EMC is in the process of tweaking its partner rebate program to refocus it on the product lines that can provide the company the most momentum in the last months before it is acquired by Dell Inc., say solution providers briefed on the changes.

"They're worried about earnings," said a top executive at one large EMC solution provider who wished to remain anonymous. "You've seen margins drop with EMC, and certainly that's been a big hit to us, and the whole storage industry is under more fire than anyone at this point. They want to make sure the VAR community is in line with their go-to-market strategies."

The rejiggered rebate program will offer a 1- to 2-percent rebate bump to emphasize the stars of EMC's new-school portfolio, including the new Unity and VxRail hyper-converged lines, as well as ExtremIO and its new all-flash VMAX and DSSD products and Data Domain, according to solution providers. Still, the increase merely offsets cuts EMC has been making to back-end rebates for traditional product lines like VNX in recent years.

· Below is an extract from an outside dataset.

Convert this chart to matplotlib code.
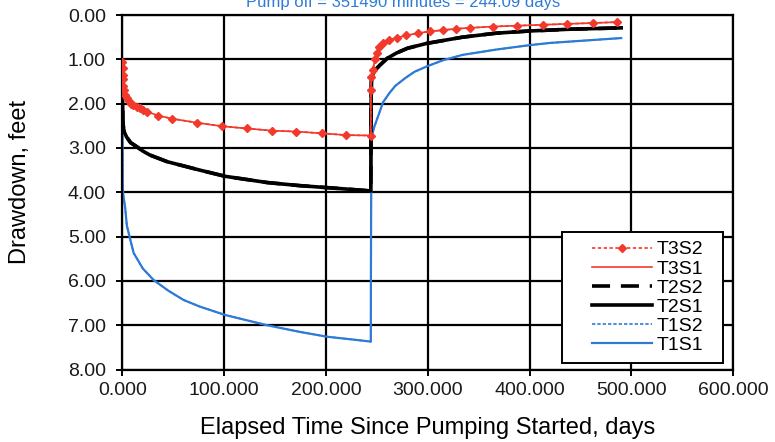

[Related: Q&A: EMC's Jeremy Burton On Dell's EMC Buy, VCE, Cisco And NetApp]

"Dell's going to take them over in August, September, October, and Dell's year-end isn't until January. EMC doesn't want to lose momentum in the meantime, and this is a way to hide the fact that they're reducing back-end rebates, which is a pattern we've seen in the last few years," the solution provider executive said.

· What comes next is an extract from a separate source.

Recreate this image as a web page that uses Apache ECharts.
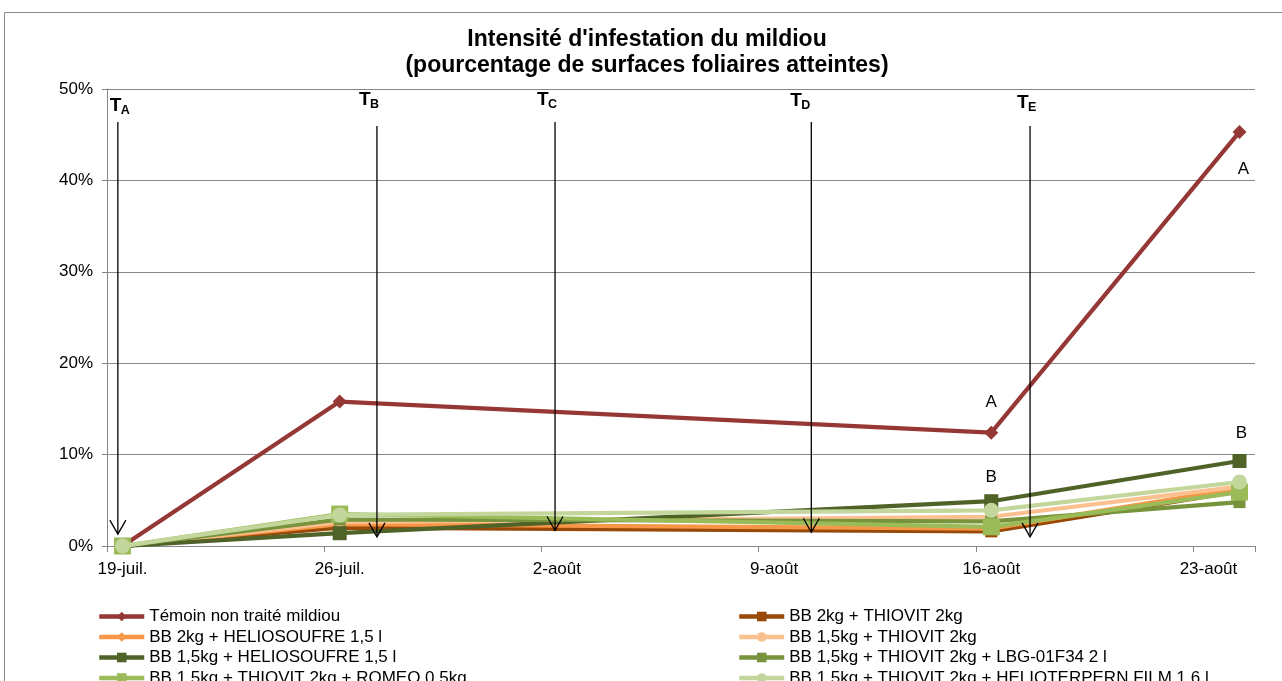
<!DOCTYPE html>
<html>
<head>
<meta charset="utf-8">
<script src="https://cdn.jsdelivr.net/npm/echarts@6/dist/echarts.min.js"></script>
<style>
html,body{margin:0;padding:0;background:#fff;}
#chart{width:1282px;height:681px;}
</style>
</head>
<body>
<div id="chart"></div>
<script>
// ---- data ----
const categories = [
  '19-juil.','20-juil.','21-juil.','22-juil.','23-juil.','24-juil.','25-juil.',
  '26-juil.','27-juil.','28-juil.','29-juil.','30-juil.','31-juil.',
  '1-août','2-août','3-août','4-août','5-août','6-août','7-août','8-août',
  '9-août','10-août','11-août','12-août','13-août','14-août','15-août',
  '16-août','17-août','18-août','19-août','20-août','21-août','22-août','23-août','24-août'
];
const sampleDates = ['19-juil.','26-juil.','16-août','24-août'];
const yTicks = [0, 10, 20, 30, 40, 50];

const seriesNames = [
  'Témoin non traité mildiou',
  'BB 2kg + THIOVIT 2kg',
  'BB 2kg + HELIOSOUFRE 1,5 l',
  'BB 1,5kg + THIOVIT 2kg',
  'BB 1,5kg + HELIOSOUFRE 1,5 l',
  'BB 1,5kg + THIOVIT 2kg + LBG-01F34 2 l',
  'BB 1,5kg + THIOVIT 2kg + ROMEO 0,5kg',
  'BB 1,5kg + THIOVIT 2kg + HELIOTERPERN FILM 1,6 l'
];
const temoin        = [0, 15.8, 12.4, 45.3];
const bb2Thiovit    = [0, 2.0, 1.6, 6.0];
const bb2Helio      = [0, 2.4, 1.9, 6.3];
const bb15Thiovit   = [0, 2.6, 3.2, 6.5];
const bb15Helio     = [0, 1.4, 4.9, 9.3];
const bb15Lbg       = [0, 2.9, 2.7, 4.8];
const bb15Romeo     = [0, 3.5, 2.1, 5.9];
const bb15Helioterp = [0, 3.4, 3.9, 7.0];
const seriesValues = [temoin, bb2Thiovit, bb2Helio, bb15Thiovit, bb15Helio, bb15Lbg, bb15Romeo, bb15Helioterp];

// statistical group letters
const temoinLetters = ['', '', 'A', 'A'];
const bb15HelioLetters = ['', '', 'B', 'B'];

// treatment arrows (day index from 19-juil., top value %, tip value %)
const arrowLetters = ['A', 'B', 'C', 'D', 'E'];
const arrowDays    = [-0.15, 8.2, 13.94, 22.2, 29.25];
const arrowTop     = [46.4, 45.95, 46.4, 46.4, 45.95];
const arrowTip     = [1.3, 1.0, 1.7, 1.5, 1.0];

// ---- styles ----
const FONT = '"Liberation Sans", Arial, sans-serif';
const colors  = ['#953735', '#984807', '#F79646', '#FAC090', '#4F6228', '#77933C', '#9BBB59', '#C3D69B'];
const symbols = ['diamond', 'rect', 'diamond', 'circle', 'rect', 'rect', 'rect', 'circle'];
const sizes   = [14, 12, 10, 10, 14, 12, 17, 15];
const tLabelOffset = [[-8, -24], [-18, -34], [-18, -30], [-21, -29], [-13, -31]];

const letterLabelStyle = {
  temoin: [null, null, {position: 'top', distance: 15, offset: [0, 0]}, {position: 'bottom', distance: 22, offset: [4, 0]}],
  helio:  [null, null, {position: 'top', distance: 8, offset: [0, 0]}, {position: 'top', distance: 12, offset: [2, 0]}]
};

function buildData(vals, letters, lstyle) {
  return vals.map((v, i) => {
    const item = {value: [sampleDates[i], v]};
    if (letters && letters[i]) {
      item.label = Object.assign({
        show: true, formatter: letters[i], color: '#000', fontSize: 17, fontFamily: FONT
      }, lstyle[i]);
    }
    return item;
  });
}

const lineSeries = seriesNames.map((name, k) => {
  let data;
  if (k === 0) data = buildData(seriesValues[k], temoinLetters, letterLabelStyle.temoin);
  else if (k === 4) data = buildData(seriesValues[k], bb15HelioLetters, letterLabelStyle.helio);
  else data = buildData(seriesValues[k]);
  return {
    name: name,
    type: 'line',
    xAxisIndex: 0,
    yAxisIndex: 0,
    data: data,
    connectNulls: true,
    symbol: symbols[k],
    symbolSize: sizes[k],
    showAllSymbol: true,
    lineStyle: {color: colors[k], width: 4.2},
    itemStyle: {color: colors[k]},
    emphasis: {disabled: true},
    animation: false,
    z: 2 + k
  };
});

const arrowSeries = {
  type: 'custom',
  xAxisIndex: 1,
  yAxisIndex: 0,
  z: 20,
  silent: true,
  animation: false,
  data: arrowDays.map((d, i) => [d, arrowTop[i], arrowTip[i]]),
  renderItem: function (params, api) {
    const i = params.dataIndex;
    const x = api.value(0);
    const p1 = api.coord([x, api.value(1)]);
    const p2 = api.coord([x, api.value(2)]);
    const off = tLabelOffset[i];
    const lx = p1[0] + off[0];
    const ly = p1[1] + off[1];
    return {
      type: 'group',
      children: [
        {type: 'line', shape: {x1: p1[0], y1: p1[1], x2: p2[0], y2: p2[1]},
         style: {stroke: '#000', lineWidth: 1.3}},
        {type: 'polyline', shape: {points: [[p2[0] - 8, p2[1] - 14], [p2[0], p2[1]], [p2[0] + 8, p2[1] - 14]]},
         style: {stroke: '#000', fill: null, lineWidth: 1.3}},
        {type: 'text', x: lx, y: ly - 2,
         style: {text: 'T', font: 'bold 19px ' + FONT, fill: '#000', verticalAlign: 'top', align: 'left'}},
        {type: 'text', x: lx + 11, y: ly + 6,
         style: {text: arrowLetters[i], font: 'bold 12.5px ' + FONT, fill: '#000', verticalAlign: 'top', align: 'left'}}
      ]
    };
  }
};

const legendCommon = {
  orient: 'vertical', top: 608, height: 120, padding: 0,
  itemWidth: 45, itemHeight: 12, itemGap: 3.5,
  textStyle: {fontSize: 17, color: '#000', fontFamily: FONT},
  lineStyle: {width: 4.5},
  selectedMode: false
};

const chart = echarts.init(document.getElementById('chart'), null, {renderer: 'canvas'});
chart.setOption({
  animation: false,
  backgroundColor: '#fff',
  textStyle: {fontFamily: FONT},
  title: {
    text: "Intensité d'infestation du mildiou\n(pourcentage de surfaces foliaires atteintes)",
    left: 642,
    top: 22,
    textAlign: 'center',
    textStyle: {fontSize: 23, fontWeight: 'bold', color: '#000', lineHeight: 26, fontFamily: FONT}
  },
  graphic: [{
    type: 'rect', silent: true,
    shape: {x: 4.5, y: 12.5, width: 1400, height: 800},
    style: {fill: null, stroke: '#888', lineWidth: 1}
  }],
  legend: [
    Object.assign({}, legendCommon, {
      left: 97,
      data: [seriesNames[0], seriesNames[2], seriesNames[4], seriesNames[6]]
    }),
    Object.assign({}, legendCommon, {
      left: 737,
      data: [seriesNames[1], seriesNames[3], seriesNames[5], seriesNames[7]]
    })
  ],
  grid: {left: 107, right: 27, top: 89, bottom: 135, containLabel: false},
  xAxis: [
    {
      type: 'category',
      data: categories,
      boundaryGap: true,
      axisLine: {show: true, onZero: false, lineStyle: {color: '#868686', width: 1}},
      axisTick: {show: true, interval: 6, length: 6, lineStyle: {color: '#868686'}},
      axisLabel: {interval: 6, fontSize: 17, color: '#000', margin: 15, fontFamily: FONT},
      splitLine: {show: false}
    },
    {
      type: 'value', min: -0.5, max: 36.5, show: false
    }
  ],
  yAxis: {
    type: 'value',
    min: yTicks[0],
    max: yTicks[yTicks.length - 1],
    interval: yTicks[1] - yTicks[0],
    axisLine: {show: true, onZero: false, lineStyle: {color: '#868686', width: 1}},
    axisTick: {show: true, length: 5, lineStyle: {color: '#868686'}},
    axisLabel: {formatter: '{value}%', fontSize: 17, color: '#000', margin: 14, fontFamily: FONT},
    splitLine: {show: true, lineStyle: {color: '#868686', width: 1}}
  },
  series: lineSeries.concat([arrowSeries])
});
</script>
</body>
</html>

Stephen Monteros, vice president of business development at Sigmanet, an Ontario, Calif.-based EMC solution provider, said the result of the rebate increases and cuts is a wash, but the new rebates are still worthwhile.

"I view it as an offset, the net-net is close to a wash," Monteros said. "But there's a reason people are migrating to these technologies, and as a reseller, it encourages you to develop architectures around the new technologies. You know you're supposed to do it, but unless you have some incentive you have the tendency to drag your feet a little bit."

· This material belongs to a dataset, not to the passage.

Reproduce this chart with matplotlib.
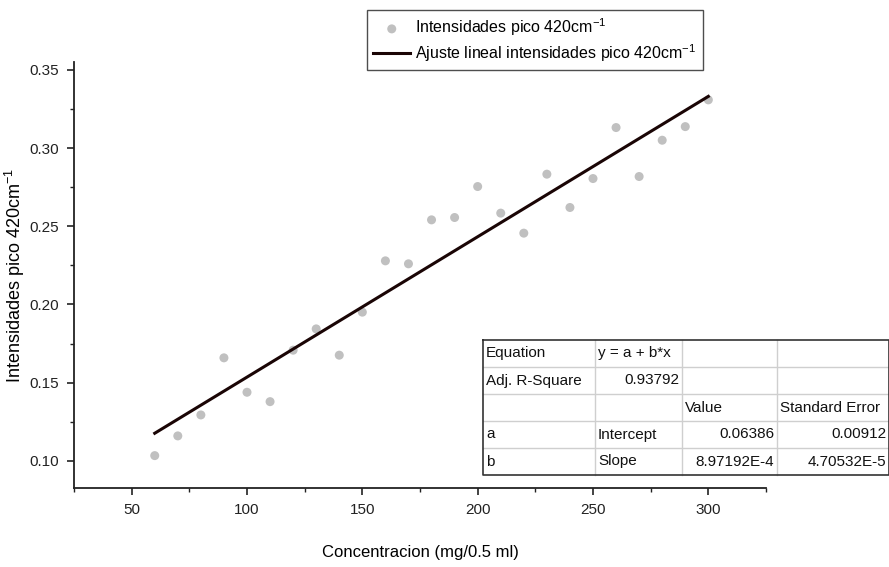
import numpy as np
import matplotlib
matplotlib.use("Agg")
import matplotlib.pyplot as plt
from matplotlib.ticker import MultipleLocator
from matplotlib.lines import Line2D
from matplotlib import font_manager

# ---- data ----
conc = [60, 70, 80, 90, 100, 110, 120, 130, 140, 150, 160, 170, 180,
        190, 200, 210, 220, 230, 240, 250, 260, 270, 280, 290, 300]
intens = [0.1034, 0.116, 0.1294, 0.1659, 0.1439, 0.1379, 0.1708, 0.1844, 0.1676, 0.1951,
          0.2279, 0.226, 0.2541, 0.2556, 0.2754, 0.2584, 0.2456, 0.2833, 0.262, 0.2805,
          0.3131, 0.2818, 0.3050, 0.3137, 0.3308]
fit_intercept = 0.06386
fit_slope = 8.97192e-4
x_ticks = [50, 100, 150, 200, 250, 300]
y_ticks = [0.10, 0.15, 0.20, 0.25, 0.30, 0.35]
table_rows = [
    ["Equation", "y = a + b*x", "", ""],
    ["Adj. R-Square", "0.93792", "", ""],
    ["", "", "Value", "Standard Error"],
    ["a", "Intercept", "0.06386", "0.00912"],
    ["b", "Slope", "8.97192E-4", "4.70532E-5"],
]
table_align = [
    ["left", "left", "left", "left"],
    ["left", "right", "left", "left"],
    ["left", "left", "left", "left"],
    ["left", "left", "right", "right"],
    ["left", "left", "right", "right"],
]

names = {f.name for f in font_manager.fontManager.ttflist}
fam = "Liberation Sans Narrow" if "Liberation Sans Narrow" in names else "Liberation Sans"
plt.rcParams['font.family'] = [fam, 'DejaVu Sans']
plt.rcParams['mathtext.fontset'] = 'custom'
plt.rcParams['mathtext.rm'] = fam
plt.rcParams['mathtext.it'] = fam

W, H = 889, 567
fig = plt.figure(figsize=(W / 100, H / 100), dpi=100)
ax_l, ax_r, ax_t, ax_b = 74, 766, 62, 488
ax = fig.add_axes([ax_l / W, 1 - ax_b / H, (ax_r - ax_l) / W, (ax_b - ax_t) / H])

ax.scatter(conc, intens, s=42, color='#c0c0c0', edgecolors='none', zorder=2,
           label='Intensidades pico 420cm$^{-1}$')
xf = np.array([conc[0], conc[-1]])
ax.plot(xf, fit_intercept + fit_slope * xf, color='#1a0505', lw=2.2, zorder=3,
        label='Ajuste lineal intensidades pico 420cm$^{-1}$')

ax.set_xlim(25, 325)
ax.set_ylim(0.0827, 0.355)
ax.set_xticks(x_ticks)
ax.set_yticks(y_ticks)
ax.set_yticklabels([f"{v:.2f}" for v in y_ticks])
ax.xaxis.set_minor_locator(MultipleLocator(25))
ax.yaxis.set_minor_locator(MultipleLocator(0.025))
for s in ['top', 'right']:
    ax.spines[s].set_visible(False)
for s in ['left', 'bottom']:
    ax.spines[s].set_linewidth(1.3)
    ax.spines[s].set_color('#222222')
ax.tick_params(which='major', direction='out', length=5, width=1.2, labelsize=11, pad=6, colors='#222222')
ax.tick_params(which='minor', direction='out', length=3, width=1.0, colors='#222222')
ax.set_xlabel('Concentracion (mg/0.5 ml)', fontsize=12, labelpad=20)
ax.set_ylabel('Intensidades pico 420cm$^{-1}$', fontsize=13)
ax.yaxis.set_label_coords(-0.068, 0.5)

# legend (above the axes)
leg = fig.legend(loc='upper left', bbox_to_anchor=(359 / W, 1 - 2 / H), frameon=True,
                 fancybox=False, fontsize=11.5, handlelength=2.3, borderpad=0.4,
                 labelspacing=0.25, handletextpad=0.3, markerscale=1.0)
leg.get_frame().set_edgecolor('#222222')
leg.get_frame().set_linewidth(1.0)

# fit table
col_x = [483, 595, 682, 777, 889]
row_y = [340, 367, 394, 421, 448, 475]
tf = fig.transFigure
def fx(px): return px / W
def fy(py): return 1 - py / H
for x in col_x[1:-1]:
    fig.add_artist(Line2D([fx(x), fx(x)], [fy(row_y[0]), fy(row_y[-1])], transform=tf,
                          color='#cfcfcf', lw=1.0))
for y in row_y[1:-1]:
    fig.add_artist(Line2D([fx(col_x[0]), fx(col_x[-1])], [fy(y), fy(y)], transform=tf,
                          color='#cfcfcf', lw=1.0))
fig.add_artist(Line2D([fx(col_x[0]), fx(col_x[-1]), fx(col_x[-1]), fx(col_x[0]), fx(col_x[0])],
                      [fy(row_y[0]), fy(row_y[0]), fy(row_y[-1]), fy(row_y[-1]), fy(row_y[0])],
                      transform=tf, color='#333333', lw=1.2))
for r, row in enumerate(table_rows):
    yc = (row_y[r] + row_y[r + 1]) / 2
    for c, txt in enumerate(row):
        if not txt:
            continue
        al = table_align[r][c]
        xp = col_x[c] + 3 if al == 'left' else col_x[c + 1] - 3
        fig.text(fx(xp), fy(yc), txt, ha=al, va='center', fontsize=11, color='#111111')

fig.savefig('out.png', dpi=100)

The new rebates are stackable, meaning solution providers can earn more by combining the technologies EMC is trying to emphasize. For Sigmanet, that means ExtremIO and/or Unity with a heavy emphasis on all-flash, along with cloud tier technology with Data Domain and the ability to ship "cold data" to the public cloud.

Despite the benefits, It isn't always easy to get solution providers to think about stacking, Monteros said. "The person who buys the complete package was happier, it's a more complete experience, it's more useful. But in this industry, people have the tendency to get in and get out," he said.

EMC executives did not return messages seeking comment for this story.

EMC is a dominant presence in the worldwide storage market, claiming a 21.5 percent market share in the fourth quarter of 2015, according to IDC. But the company's $2.2 billion in storage revenue that quarter was a 5.2 percent year-over-year decline.

The Hopkinton, Mass.-based data storage giant reported first quarter revenue of $5.5 billion, a 2 percent decline year-over-year, along with a profit of $603 million, flat with the same period a year ago.

Customers have shifted spending toward software-defined, server-based and cloud storage perhaps faster than legacy hardware vendors anticipated, forcing companies like EMC to adjust.

Despite the pending $60 billion-plus merger, which is expected to close before the end of October, one Dell executive told CRN that Dell Chairman and CEO Michael Dell didn't have any input to EMC's rebate program adjustments, saying EMC executives are expected to run the company's business as they see fit until the acquisition closes.